Facing opposition from top officials, civil rights groups, and wireless companies, the FCC has canceled upcoming vote on controversial free Internet plan.

Jennifer Guevin Former Managing Editor / Reviews
Jennifer Guevin was a managing editor at CNET, overseeing the ever-helpful How To section, special packages and front-page programming. As a writer, she gravitated toward science, quirky geek culture stories, robots and food. In real life, she mostly just gravitates toward food.
Jennifer Guevin
2 min read

The Federal Communications Commission has canceled a meeting scheduled at which it planned to vote on a controversial free Internet plan.

The group has been considering whether it should auction off 25 megahertz of wireless spectrum in the 2155MHz to 2180MHz band. In exchange for using the spectrum, the FCC would require license holders to offer some free wireless broadband service, as a way to provide free Internet access to millions of Americans who either can't afford or don't want to pay for high-speed Internet access. That Web service would have been filtered for pornography and material deemed not suitable for children. People 18 and over would have the option to opt out of the filtered service.

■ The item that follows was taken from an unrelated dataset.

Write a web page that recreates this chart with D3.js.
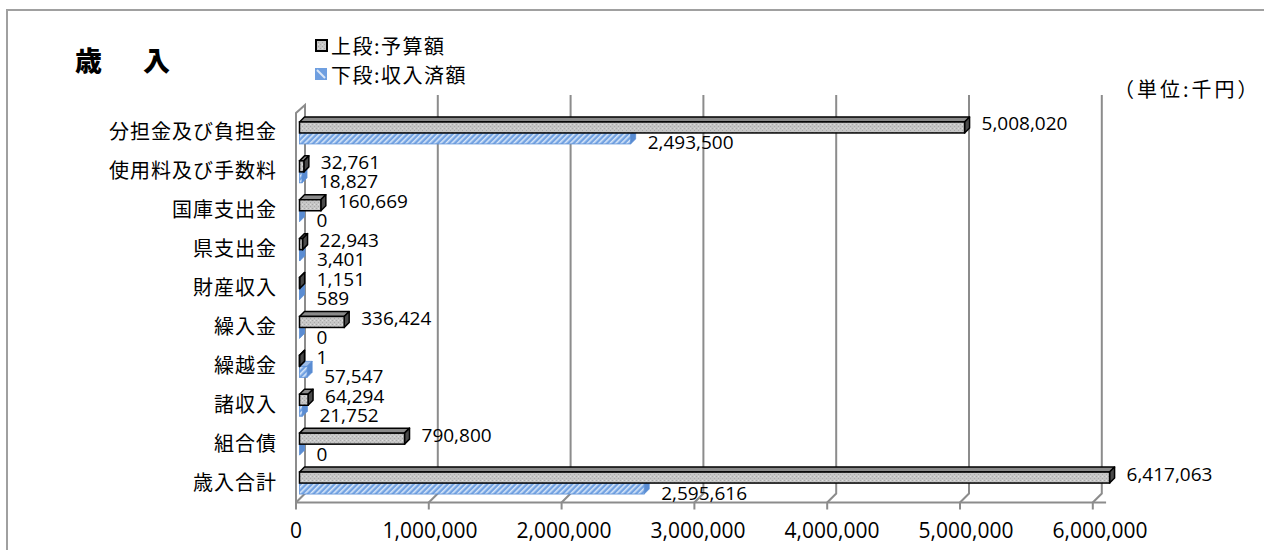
<!DOCTYPE html>
<html><head><meta charset="utf-8">
<script src="https://cdn.jsdelivr.net/npm/d3@7"></script>
<style>body{margin:0;background:#fff} svg{display:block}</style>
</head><body><svg id="c" width="1264" height="550"></svg>
<script>
// ---- data ----
const categories = ["分担金及び負担金","使用料及び手数料","国庫支出金","県支出金","財産収入","繰入金","繰越金","諸収入","組合債","歳入合計"];
const budget   = [5008020, 32761, 160669, 22943, 1151, 336424, 1, 64294, 790800, 6417063];
const received = [2493500, 18827, 0, 3401, 589, 0, 57547, 21752, 0, 2595616];
const tickValues = [0, 1000000, 2000000, 3000000, 4000000, 5000000, 6000000];
const seriesNames = ["上段:予算額", "下段:収入済額"];
const titleText = "歳　入";
const unitText = "（単位:千円）";
const axisMax = 6100000;

// ---- layout ----
const svg = d3.select("#c");
const cjk = "'Noto Sans CJK JP','Noto Sans',sans-serif";
const num = "'Open Sans','Noto Sans',sans-serif";
const depth = {dx: 9, dy: -9};       // floor depth front->back
const barDepth = {dx: 5, dy: -5};    // bar box depth
const frontX = d3.scaleLinear().domain([0, axisMax]).range([296, 296 + 132.8 * 6.1]);
const labelX = d3.scaleLinear().domain([0, 6000000]).range([296, 1100]);
const barX = d3.scaleLinear().domain([0, axisMax]).range([299.5, 299.5 + 132.8 * 6.1]).clamp(true);
const y = d3.scaleBand().domain(categories).range([113.5, 502.5]).paddingInner(0);
const frontBottom = 502.5, backBottom = frontBottom + depth.dy;
const gridTop = 95, wallTop = 105;
const barH = 11;

// outer border
svg.append("path").attr("d", "M7,552 L7,10 L1266,10").attr("fill", "none").attr("stroke", "#a0a0a0").attr("stroke-width", 2);

// patterns
const defs = svg.append("defs");
const gp = defs.append("pattern").attr("id", "grayPat").attr("patternUnits", "userSpaceOnUse").attr("width", 4).attr("height", 4);
gp.append("rect").attr("width", 4).attr("height", 4).attr("fill", "#c6c6c6");
gp.append("rect").attr("x", 0).attr("y", 0).attr("width", 1).attr("height", 1).attr("fill", "#a9a9a9");
gp.append("rect").attr("x", 2).attr("y", 2).attr("width", 1).attr("height", 1).attr("fill", "#a9a9a9");
gp.append("rect").attr("x", 2).attr("y", 0).attr("width", 1).attr("height", 1).attr("fill", "#dedede");
const bp = defs.append("pattern").attr("id", "bluePat").attr("patternUnits", "userSpaceOnUse").attr("width", 4).attr("height", 4).attr("patternTransform", "rotate(45)");
bp.append("rect").attr("width", 4).attr("height", 4).attr("fill", "#72a2e2");
bp.append("rect").attr("x", 0).attr("width", 1.6).attr("height", 4).attr("fill", "#d8e6f8");

// ---- 3D frame ----
const frame = svg.append("g").attr("fill", "none").attr("stroke", "#8c8c8c").attr("stroke-width", 2);
const x0f = frontX(0), x0b = frontX(0) + depth.dx;
frame.append("path").attr("d", `M${x0f},${frontBottom} L${x0f},${wallTop + 8} L${x0b},${wallTop} L${x0b},${backBottom}`);
tickValues.forEach(v => {
  const xf = frontX(v), xb = xf + depth.dx;
  const top = v === 0 ? wallTop : gridTop;
  frame.append("path").attr("d", `M${xb},${top} L${xb},${backBottom} L${xf},${frontBottom} L${xf},${frontBottom + 7}`);
});
frame.append("path").attr("d", `M${frontX(0)},${frontBottom} L${frontX(axisMax)},${frontBottom}`);

// tick labels
svg.append("g").selectAll("text").data(tickValues).join("text")
  .attr("x", d => labelX(d)).attr("y", 530).attr("text-anchor", "middle").attr("dominant-baseline", "central")
  .attr("font-family", num).attr("font-size", 21).attr("fill", "#000")
  .text(d => d3.format(",")(d));

// category labels
svg.append("g").selectAll("text").data(categories).join("text")
  .attr("x", 277).attr("y", d => y(d) + y.bandwidth() / 2 - 2).attr("text-anchor", "end").attr("dominant-baseline", "central")
  .attr("font-family", cjk).attr("font-size", 20).attr("letter-spacing", 1).attr("fill", "#000")
  .text(d => d);

// ---- bars ----
function box(g, xa, xb, yt, h, front, top, side, stroke, sw) {
  const {dx, dy} = barDepth;
  g.append("path").attr("d", `M${xa},${yt} L${xa + dx},${yt + dy} L${xb + dx},${yt + dy} L${xb},${yt} Z`)
    .attr("fill", top).attr("stroke", stroke).attr("stroke-width", sw).attr("stroke-linejoin", "round");
  g.append("path").attr("d", `M${xb},${yt} L${xb + dx},${yt + dy} L${xb + dx},${yt + h + dy} L${xb},${yt + h} Z`)
    .attr("fill", side).attr("stroke", stroke).attr("stroke-width", sw).attr("stroke-linejoin", "round");
  g.append("rect").attr("x", xa).attr("y", yt).attr("width", Math.max(0, xb - xa)).attr("height", h)
    .attr("fill", front).attr("stroke", stroke).attr("stroke-width", sw);
}
const bars = svg.append("g");
categories.forEach((c, i) => {
  const yc = y(c) + y.bandwidth() / 2;
  const g = bars.append("g");
  box(g, barX(0), barX(received[i]), yc, barH, "url(#bluePat)", "#9dbde9", "#5a8cd2", "#5b8fd6", 0.8);
  box(g, barX(0), barX(budget[i]), yc - barH, barH, "url(#grayPat)", "#8a8a8a", "#4a4a4a", "#000", 1.5);
});

// data labels
const labels = svg.append("g").attr("font-family", num).attr("font-size", 19).attr("fill", "#000");
categories.forEach((c, i) => {
  const yc = y(c) + y.bandwidth() / 2;
  labels.append("text").attr("x", barX(budget[i]) + 17).attr("y", yc - 9.5).attr("dominant-baseline", "central").text(d3.format(",")(budget[i]));
  labels.append("text").attr("x", barX(received[i]) + 17).attr("y", yc + 9.5).attr("dominant-baseline", "central").text(d3.format(",")(received[i]));
});

// title
svg.append("text").attr("x", 75).attr("y", 59.5).attr("dominant-baseline", "central")
  .attr("font-family", cjk).attr("font-size", 27).attr("font-weight", 900).attr("letter-spacing", 7).text(titleText);

// legend
const leg = svg.append("g");
const legY = [45.5, 74];
seriesNames.forEach((s, i) => {
  if (i === 0) {
    leg.append("rect").attr("x", 316).attr("y", legY[i] - 5.5).attr("width", 11).attr("height", 11)
      .attr("fill", "url(#grayPat)").attr("stroke", "#000").attr("stroke-width", 2);
  } else {
    leg.append("rect").attr("x", 315).attr("y", legY[i] - 6).attr("width", 12).attr("height", 12).attr("fill", "#6f9fe0");
    leg.append("path").attr("d", `M317,${legY[i] - 4} L325,${legY[i] + 4}`).attr("stroke", "#dbe7f7").attr("stroke-width", 2);
  }
  leg.append("text").attr("x", 331).attr("y", legY[i]).attr("dominant-baseline", "central")
    .attr("font-family", cjk).attr("font-size", 20).attr("letter-spacing", 1.5).text(s);
});

// unit
svg.append("text").attr("x", 1114).attr("y", 88).attr("dominant-baseline", "central")
  .attr("font-family", cjk).attr("font-size", 20).attr("letter-spacing", 3).text(unitText);
</script></body></html>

The FCC was set to vote on the plan at a meeting on Thursday, December 18. But the plan has been met with opposition from several top officials, wireless providers, and even civil rights groups.

In a letter sent to FCC Chairman Kevin Martin on Wednesday, U.S. Commerce Secretary Carlos Gutierrez expressed the Bush administration's opposition to the idea of imposing requirements on spectrum buyers.

"The administration believes that the (airwaves) should be auctioned without price or product mandate," Gutierrez wrote, according to The Wall Street Journal. "The history of FCC spectrum auctions has shown that the potential for problems increases in instances where licensing is overly prescriptive or designed around unproven business models."

The element of Web filtering worried at least one privacy group. "It's very troubling," Marc Rotenberg, executive director of the Electronic Privacy Information Center, told the Los Angeles Times. "A government-mandated filter at the network level means the government can block anything it finds objectionable."

Existing wireless providers objected to the plan for entirely different issues. T-Mobile USA, which spent $4.2 billion in 2006 to acquire spectrum in an adjacent band, said that opening up this spectrum would cause interference and disrupt service, a claim the FCC says it disproved in October.

And other logistical questions--such as exactly how the service would be filtered for inappropriate content and how the age of people who opted out of the filtered service would be verified--remained unanswered.

The FCC has other problems as well. Earlier this week, the House Committee on Energy and Commerce released a report accusing Martin of ignoring his responsibilities and abusing his power as FCC chairman. A detailed report released on Tuesday and stemming from a bipartisan investigation in January claims Martin manipulated and withheld information from Congress and other FCC commissioners, and ignored evidence that certain national communications programs were being grossly mismanaged. The report describes a "climate of fear" that pervades the FCC and kept some people from testifying publicly.

Sen. John Rockefeller (D-W.Va.) and Rep. Henry Waxman, (D-Calif.) on Friday sent a letter to Martin asking him to not to take action on any controversial policy proposals, according to the Journal. And on Friday night, the FCC reported it would, in fact, cancel the upcoming meeting.